Another solution is moderating your comments. If you have a small channel or site, you might be able to do this yourself. The time commitments grow along with the size and engagement with your audience. John Bain recommends against volunteer moderators, since their views may not be in alignment with your own, you have less control over what they do or permit, and some moderators let that little bit of power go to their heads. This problem isn’t unique to YouTube; it is an ongoing issue on Reddit threads, too.

One possible solution is turning off comments on your website, though video sites that double as social media platforms don’t like this. YouTube ranks videos with engagement, with comments, higher than those without. Note that both comments and thumbs up or down count as engagement. YouTube doesn’t want you to shut down comments, because they value the engagement in and of itself over the quality. Do not create content optimized for search terms YouTube severely censors, because they won’t just turn off comments but voting, referrals and social media sharing, too.

Yet turning off comments has its attractions – namely simplicity and freeing up the content creator’s team to do actual work. If you turn off comments, you cannot get bad comments. You also can’t get the good feedback. So what is the solution?

A work-around is sending commenters to a forum you control or site like Reddit that has moderators, along with the ability to set up new threads easily if one subreddit turns into a nightmare. If you were already trying to cultivate customer engagement by setting up your own forum, this is a natural solution to controlling negative comments. You own the site, you set the rules. Subscriber only sites see far less negative commenting because few people are willing to pay for a site only to be kicked off for trolling. Ever fewer are willing to pay for an account again to get back on the site in order to offend others again. If you put a site behind a paywall, you also give people freedom to speak in ways that might get them flamed by social justice digital lynch mobs, if that’s the source of your trolling.

Dealing with Know-Nothing Commenters

John Bain suggested video sites put in requirement that someone watch a video for a certain amount of time before they can comment or vote to limit know-nothing commenters. If someone has to watch half the video before they can comment, you’ll have fewer drive-by commenters throwing in a baseless criticism based on a friend’s statement. Fewer people will engage in negative comments when they know nothing about the content, and it interferes with down voting campaigns because most internet warriors won’t want to wait three minutes to vote per video.

Furthermore, this is a way to limit the ability of people to say things that were not said in the video, because they had to watch much of the video before commenting. This system also deters the people who just drop a hateful remark to watch the reaction due to the delay for commenting, while everyone else’s freedom of speech is unaffected. If a timer starts up after someone’s comment, making them wait before responding to others, you could see fewer angry arguments and more people abandoning the discussion thread after they drop an incendiary bomb.

You can encourage the opposite by asking direct questions to the audience to start the commenting in an intelligent discussion.
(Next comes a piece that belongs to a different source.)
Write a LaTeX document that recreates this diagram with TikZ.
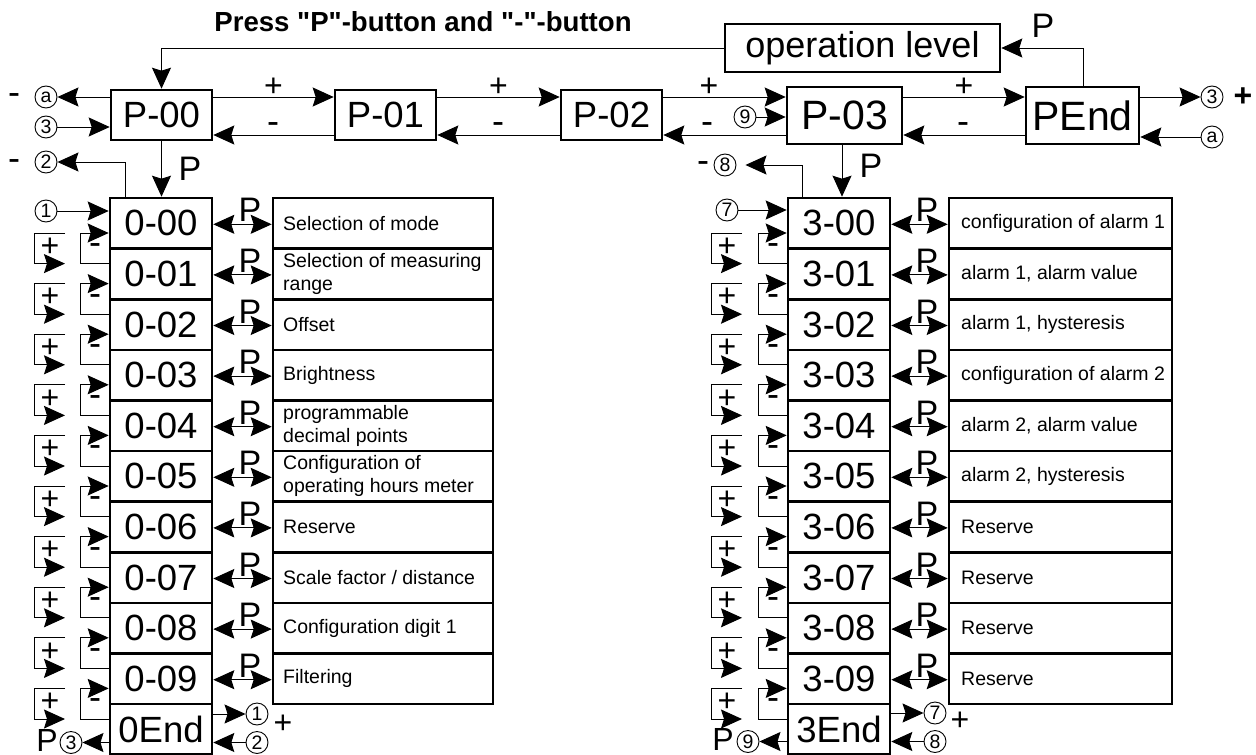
\documentclass[tikz,border=0pt]{standalone}
\usepackage{fontspec}
\setmainfont{Liberation Sans}[Ligatures=TeXOff]
\usetikzlibrary{arrows.meta,calc}
\begin{document}
\begin{tikzpicture}[x=1pt,y=-1pt,
  box/.style={draw,line width=2.6pt,inner sep=0pt,anchor=center},
  conn/.style={line width=1pt},
  arr/.style={conn,-{Stealth[length=21pt,width=19pt,inset=3pt]}},
  darr/.style={conn,{Stealth[length=21pt,width=19pt,inset=3pt]}-{Stealth[length=21pt,width=19pt,inset=3pt]}},
  circ/.style={draw,circle,line width=0.9pt,minimum size=22pt,inner sep=0pt,font=\fontsize{19.5}{19.5}\selectfont},
  colbox/.style={box,minimum width=102pt,minimum height=50.6pt,font=\fontsize{36.5}{36.5}\selectfont},
  sign/.style={font=\fontsize{32}{32}\selectfont,inner sep=0pt},
  msign/.style={font=\fontsize{36}{36}\selectfont,inner sep=0pt},
  plab/.style={font=\fontsize{34}{34}\selectfont,inner sep=0pt},
  desc/.style={font=\fontsize{19.5}{23}\selectfont,align=left,inner sep=0pt,anchor=west},
]
\fill[white] (0,0) rectangle (1256,755);
\useasboundingbox (0,0) rectangle (1256,755);

% title
\node[font=\bfseries\fontsize{27.6}{27.6}\selectfont] (title) at (423,22) {Press "P"-button and "-"-button};

% top row
\node[box,minimum width=101pt,minimum height=50pt,font=\fontsize{36.5}{36.5}\selectfont] (p0) at (161.5,115) {P-00};
\node[box,minimum width=101pt,minimum height=50pt,font=\fontsize{36.5}{36.5}\selectfont] (p1) at (385.5,115) {P-01};
\node[box,minimum width=101pt,minimum height=50pt,font=\fontsize{36.5}{36.5}\selectfont] (p2) at (611.5,115) {P-02};
\node[box,minimum width=115pt,minimum height=57pt,font=\fontsize{41}{41}\selectfont] (p3) at (844.5,115.5) {P-03};
\node[box,minimum width=113pt,minimum height=57pt,font=\fontsize{41}{41}\selectfont] (pe) at (1082.5,115.5) {PEnd};
\node[box,minimum width=275pt,minimum height=48pt,font=\fontsize{36}{36}\selectfont] (op) at (862.5,48) {operation level};

\foreach \a/\b in {p0/p1,p1/p2,p2/p3,p3/pe} {
  \draw[arr] (\a.east |- 0,97) -- (\b.west |- 0,97);
  \draw[arr] (\b.west |- 0,135) -- (\a.east |- 0,135);
}
\foreach \x/\xm in {273.5/273,498.5/498,709/707,964/963} {
  \node[sign] at (\x,87) {+};
  \node[msign] at (\xm,128) {-};
}

% operation level loop
\draw[arr] (op.west) -- (p0.north |- op.west) -- (p0.north);
\draw[arr] (pe.north -| 1083,0) -- (1083,48) -- (op.east);
\node[plab] (pop) at (1043,26) {P};

% left of P-00
\node[circ] (ca) at (46,97) {a};
\node[msign] at (14,99) {-};
\draw[arr] (p0.west |- 0,97) -- (ca);
\node[circ] (c3a) at (46,127) {3};
\draw[arr] (c3a) -- (p0.west |- 0,127);

% right of PEnd
\node[circ] (c3b) at (1212,97) {3};
\draw[arr] (pe.east |- 0,97) -- (c3b);
\node[font=\bfseries\fontsize{32}{32}\selectfont,inner sep=0pt] at (1243,97) {+};
\node[circ] (cab) at (1212,137) {a};
\draw[arr] (cab) -- (pe.east |- 0,137);

% 9 into P-03
\node[circ] (c9a) at (745,117) {9};
\draw[arr] (c9a) -- (p3.west |- c9a);

% columns
\foreach \i in {0,...,9} {
  \pgfmathsetmacro\yc{198+50.6*\i+25.3}
  \node[colbox] (l\i) at (161,\yc) {0-0\i};
  \node[colbox] (r\i) at (839,\yc) {3-0\i};
}
\node[colbox] (l10) at (161,198+50.6*10+25.3) {0End};
\node[colbox] (r10) at (839,198+50.6*10+25.3) {3End};

% descriptions
\foreach \i/\t in {0/Selection of mode,1/Selection of measuring\\range,2/Offset,3/Brightness,4/programmable\\decimal points,5/Configuration of\\operating hours meter,6/Reserve,7/{Scale factor / distance},8/Configuration digit 1,9/Filtering} {
  \pgfmathsetmacro\yc{198+50.6*\i+25.3}
  \node[box,minimum width=220pt,minimum height=50.6pt] (ld\i) at (383,\yc) {};
  \node[desc] at (283,\yc) {\t};
  \draw[darr] (l\i.east |- 0,\yc+1) -- (ld\i.west |- 0,\yc+1);
  \node[plab,anchor=base] at (250,\yc-1.5) {P};
}
\foreach \i/\t in {0/configuration of alarm 1,1/{alarm 1, alarm value},2/{alarm 1, hysteresis},3/configuration of alarm 2,4/{alarm 2, alarm value},5/{alarm 2, hysteresis},6/Reserve,7/Reserve,8/Reserve,9/Reserve} {
  \pgfmathsetmacro\yc{198+50.6*\i+25.3}
  \node[box,minimum width=223pt,minimum height=50.6pt] (rd\i) at (1060.5,\yc) {};
  \node[desc] at (961,\yc) {\t};
  \draw[darr] (r\i.east |- 0,\yc+1) -- (rd\i.west |- 0,\yc+1);
  \node[plab,anchor=base] at (927,\yc-1.5) {P};
}

% + / - brackets
\foreach \i in {0,...,9} {
  \pgfmathsetmacro\ya{198+50.6*\i+35}
  \pgfmathsetmacro\yb{198+50.6*(\i+1)+15}
  \pgfmathtruncatemacro\j{\i+1}
  % left column
  \coordinate (lps\i) at (65,\ya);
  \coordinate (lpe\i) at (65,\yb);
  \draw[arr] (l\j.west |- 0,\yb) -- (80,\yb) -- (80,\ya) -- (l\i.west |- 0,\ya);
  \draw[arr] (lps\i) -- (34,\ya) -- (34,\yb) -- (lpe\i);
  \node[sign] at (50,\ya+14) {+};
  \node[msign] at (95,\ya+16) {-};
  % right column
  \coordinate (rps\i) at (742,\ya);
  \coordinate (rpe\i) at (742,\yb);
  \draw[arr] (r\j.west |- 0,\yb) -- (758,\yb) -- (758,\ya) -- (r\i.west |- 0,\ya);
  \draw[arr] (rps\i) -- (711,\ya) -- (711,\yb) -- (rpe\i);
  \node[sign] at (727,\ya+14) {+};
  \node[msign] at (773,\ya+16) {-};
}

% left column top connectors
\draw[arr] (p0.south) -- (p0.south |- l0.north);
\node[plab] (pl) at (190,169) {P};
\node[circ] (c2a) at (46,162) {2};
\node[msign] at (14,165) {-};
\draw[arr] (l0.north -| 125,0) -- (125,162) -- (c2a);
\node[circ] (c1a) at (46,211) {1};
\draw[arr] (c1a) -- (l0.west |- c1a);

% right column top connectors
\draw[arr] (p3.south -| 842,0) -- (r0.north -| 842,0);
\node[plab] (pr) at (871,166) {P};
\node[circ] (c8a) at (725,165) {8};
\node[msign] at (703,167) {-};
\draw[arr,shorten >=9pt] (r0.north -| 802,0) -- (802,165) -- (c8a);
\node[circ] (c7a) at (727,210) {7};
\draw[arr] (c7a) -- (r0.west |- c7a);

% left bottom
\node[circ] (c1b) at (257,714) {1};
\draw[arr] (l10.east |- c1b) -- (c1b);
\node[sign] at (283,724) {+};
\node[circ] (c2b) at (257,742.5) {2};
\draw[arr] (c2b) -- (l10.east |- c2b);
\node[circ] (c3c) at (71,742.5) {3};
\draw[arr] (l10.west |- c3c) -- (c3c);
\node[font=\fontsize{32}{32}\selectfont,inner sep=0pt] at (47,740) {P};

% right bottom
\node[circ] (c7b) at (935,713) {7};
\draw[arr] (r10.east |- c7b) -- (c7b);
\node[sign] at (960,721) {+};
\node[circ] (c8b) at (935,741.5) {8};
\draw[arr] (c8b) -- (r10.east |- c8b);
\node[circ] (c9b) at (748,741.5) {9};
\draw[arr] (r10.west |- c9b) -- (c9b);
\node[font=\fontsize{32}{32}\selectfont,inner sep=0pt] at (723,739) {P};
\end{tikzpicture}
\end{document}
Reward those who engage constructively, whether with direct communications thanking them or pinning their comments at the top beneath your video. You could also, depending on the rules of the video site, share the good comments with attribution on social media. Consider responding to good questions or bad ones with follow up questions that add information and build up the conversation. This is more work than deleting trolls’ comments, but it shows the audience that you are listening/reading and care about what they have to say.

Spammy Comments

While link spam is severely punished by Google, it still gets the links out in front of an audience and results in a few clicks. Combine this with the low cost of automated tools to generate link spam in the comments sections of video sites and social media platforms, and you still see a lot of link spam.

Moderation is one way to control it. Moving commenting to a platform you own – where few spam generators will go – is another. Reporting it rarely makes a difference.